* COLLECTED DATA
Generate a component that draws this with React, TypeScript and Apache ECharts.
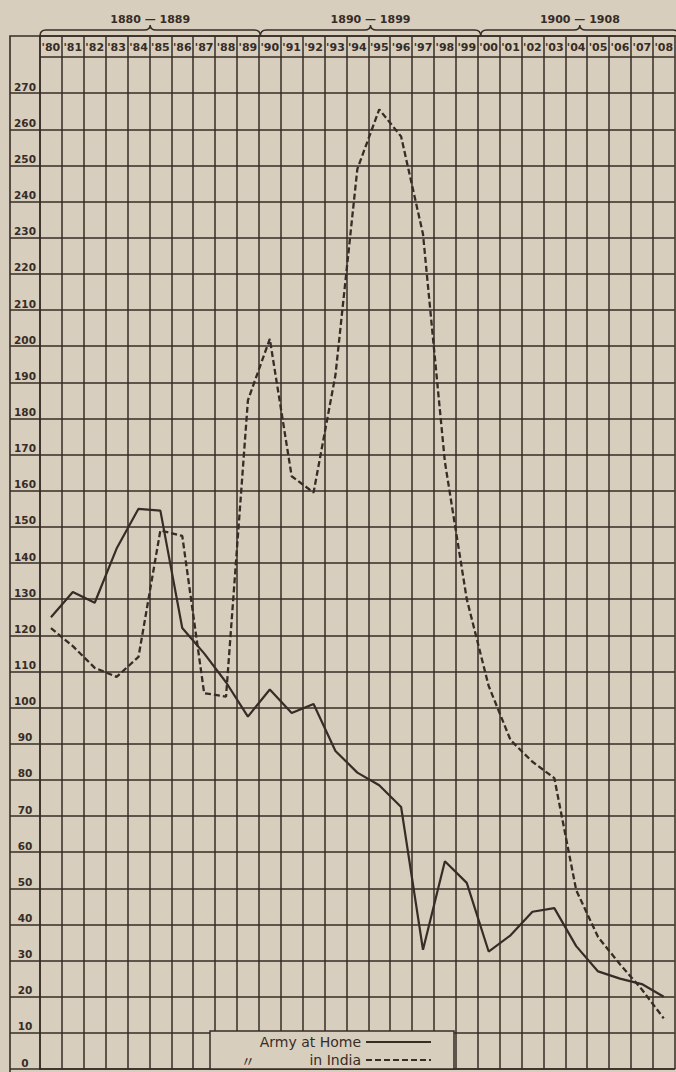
import React, { useEffect, useRef } from "react";
import * as echarts from "echarts";

// ---- data ----
const years = [
  "'80", "'81", "'82", "'83", "'84", "'85", "'86", "'87", "'88", "'89",
  "'90", "'91", "'92", "'93", "'94", "'95", "'96", "'97", "'98", "'99",
  "'00", "'01", "'02", "'03", "'04", "'05", "'06", "'07", "'08",
];
const armyAtHome = [
  125, 132, 129, 144, 155, 154.5, 122, 115, 107, 97.5,
  105, 98.5, 101, 88, 82, 78.5, 72.5, 33, 57.5, 51.5,
  32.5, 37, 43.5, 44.5, 34, 27, 25, 23.5, 20,
];
const armyInIndia = [
  122, 117, 111, 108.5, 114, 149, 147.5, 104, 103, 185,
  202, 164, 159.5, 192, 249, 265.5, 258, 231, 168, 130,
  106, 91, 85, 80.5, 49.5, 36.5, 29, 22, 14,
];
const seriesNames = ["Army at Home", "〃 in India"];
const periodLabels = ["1880 — 1889", "1890 — 1899", "1900 — 1908"];
const periodSpans = [
  [0, 10],
  [10, 20],
  [20, 29],
];
const yMax = 280;
const yStep = 10;

// ---- layout / style ----
const W = 676;
const H = 1072;
const BG = "#d8cebd";
const INK = "#372c26";
const FONT = "DejaVu Sans";
const GRID_LEFT = 40;
const GRID_WIDTH = 639;
const GRID_TOP = 36;
const ZERO_Y = 1069;
const HEADER_BOTTOM = 57;
const unit = (ZERO_Y - HEADER_BOTTOM) / yMax;
const topValue = (ZERO_Y - GRID_TOP) / unit;
const LABEL_TOP = ZERO_Y - (yMax - yStep) * unit;
const colW = GRID_WIDTH / years.length;

function bracePath(x0: number, x1: number) {
  const yBase = 30;
  const yEnd = 36;
  const yTip = 25;
  const r = 6;
  const m = (x0 + x1) / 2;
  return (
    `M${x0},${yEnd} Q${x0},${yBase} ${x0 + r},${yBase} L${m - r},${yBase} ` +
    `Q${m},${yBase} ${m},${yTip} Q${m},${yBase} ${m + r},${yBase} ` +
    `L${x1 - r},${yBase} Q${x1},${yBase} ${x1},${yEnd}`
  );
}

periodSpans.forEach(([a, b], i) => {
  echarts.graphic.registerShape(
    "brace" + i,
    (echarts.graphic as any).extendPath(
      bracePath(GRID_LEFT + a * colW, GRID_LEFT + b * colW),
      {}
    )
  );
});

const gridLine = { color: INK, width: 1.5 };

export default function App() {
  const ref = useRef<HTMLDivElement>(null);

  useEffect(() => {
    document.body.style.margin = "0";
    document.body.style.background = BG;
    const chart = echarts.init(ref.current!, null, { renderer: "svg" });

    const legendText = {
      fontSize: 14,
      lineHeight: 16,
      fontFamily: FONT,
      color: INK,
    };

    const option: any = {
      animation: false,
      backgroundColor: BG,
      textStyle: { fontFamily: FONT },
      grid: [
        {
          left: GRID_LEFT,
          top: GRID_TOP,
          width: GRID_WIDTH,
          height: ZERO_Y - GRID_TOP,
        },
        {
          left: 10,
          top: LABEL_TOP,
          width: GRID_LEFT - 10,
          height: ZERO_Y - LABEL_TOP,
        },
      ],
      xAxis: [
        {
          type: "category",
          gridIndex: 0,
          data: years,
          position: "top",
          boundaryGap: true,
          axisLine: { show: true, lineStyle: gridLine },
          axisTick: { show: false },
          axisLabel: {
            show: true,
            inside: true,
            interval: 0,
            margin: 11,
            verticalAlign: "middle",
            color: INK,
            fontSize: 11,
            fontWeight: "bold",
            fontFamily: FONT,
          },
          splitLine: { show: true, interval: 0, lineStyle: gridLine },
        },
        { type: "value", gridIndex: 1, show: false, min: 0, max: 1 },
      ],
      yAxis: [
        {
          type: "value",
          gridIndex: 0,
          min: 0,
          max: topValue,
          interval: yStep,
          axisLabel: { show: false },
          axisTick: { show: false },
          axisLine: { show: true, lineStyle: gridLine },
          splitLine: { show: true, lineStyle: gridLine },
        },
        {
          type: "value",
          gridIndex: 1,
          min: 0,
          max: yMax - yStep,
          interval: yStep,
          position: "left",
          axisLine: { show: false },
          axisTick: { show: false },
          splitLine: { show: true, lineStyle: gridLine },
          axisLabel: {
            show: true,
            inside: true,
            margin: 15,
            align: "center",
            verticalAlign: "bottom",
            padding: [0, 0, 1, 0],
            color: INK,
            fontSize: 10.5,
            fontWeight: "bold",
            fontFamily: FONT,
          },
        },
      ],
      legend: {
        data: seriesNames,
        orient: "vertical",
        left: 210,
        top: 1031,
        height: 60,
        align: "right",
        itemWidth: 65,
        itemHeight: 12,
        itemGap: 2,
        padding: [3, 22, 1, 14],
        backgroundColor: BG,
        borderColor: INK,
        borderWidth: 1.5,
        borderRadius: 0,
        selectedMode: false,
        itemStyle: { opacity: 0, borderWidth: 0 },
        formatter: (name: string) => {
          const sp = name.indexOf(" ");
          if (name.startsWith("〃") && sp > 0) {
            return `{d|${name.slice(0, sp)}}{m|${name.slice(sp + 1)}}`;
          }
          return `{n|${name}}`;
        },
        textStyle: {
          ...legendText,
          rich: {
            n: { ...legendText, width: 137, align: "right" },
            d: {
              ...legendText,
              width: 48,
              align: "center",
              fontFamily: "Noto Sans CJK JP",
            },
            m: { ...legendText, width: 89, align: "right" },
          },
        },
      },
      series: [
        {
          name: seriesNames[0],
          type: "line",
          xAxisIndex: 0,
          yAxisIndex: 0,
          data: armyAtHome,
          symbol: "none",
          lineStyle: { color: INK, width: 2.2, type: "solid" },
          itemStyle: { color: INK },
          z: 3,
        },
        {
          name: seriesNames[1],
          type: "line",
          xAxisIndex: 0,
          yAxisIndex: 0,
          data: armyInIndia,
          symbol: "none",
          lineStyle: { color: INK, width: 2.3, type: [6, 3] },
          itemStyle: { color: INK },
          z: 3,
        },
      ],
      graphic: [
        {
          type: "rect",
          silent: true,
          shape: { x: 10, y: 36, width: 720, height: 1100 },
          style: { fill: "none", stroke: INK, lineWidth: 1.6 },
        },
        ...periodSpans.map((_, i) => ({
          type: "brace" + i,
          silent: true,
          x: 0,
          y: 0,
          style: { fill: "none", stroke: INK, lineWidth: 1.5 },
        })),
        ...periodLabels.map((t, i) => ({
          type: "text",
          silent: true,
          x: GRID_LEFT + ((periodSpans[i][0] + periodSpans[i][1]) / 2) * colW,
          y: 19,
          style: {
            text: t,
            fill: INK,
            font: `bold 11px "${FONT}"`,
            align: "center",
            verticalAlign: "middle",
            textAlign: "center",
            textVerticalAlign: "middle",
          },
        })),
      ],
    };

    chart.setOption(option);
    return () => chart.dispose();
  }, []);

  return (
    <div
      ref={ref}
      style={{ position: "absolute", left: 0, top: 0, width: W, height: H }}
    />
  );
}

* STATED EXERCISE
Begin at the top of the material above and output each line exactly, stopping after the line that holds "import * as". Leave out pictures.

* EXPECTED ANSWER
Generate a component that draws this with React, TypeScript and Apache ECharts.
import React, { useEffect, useRef } from "react";
import * as echarts from "echarts";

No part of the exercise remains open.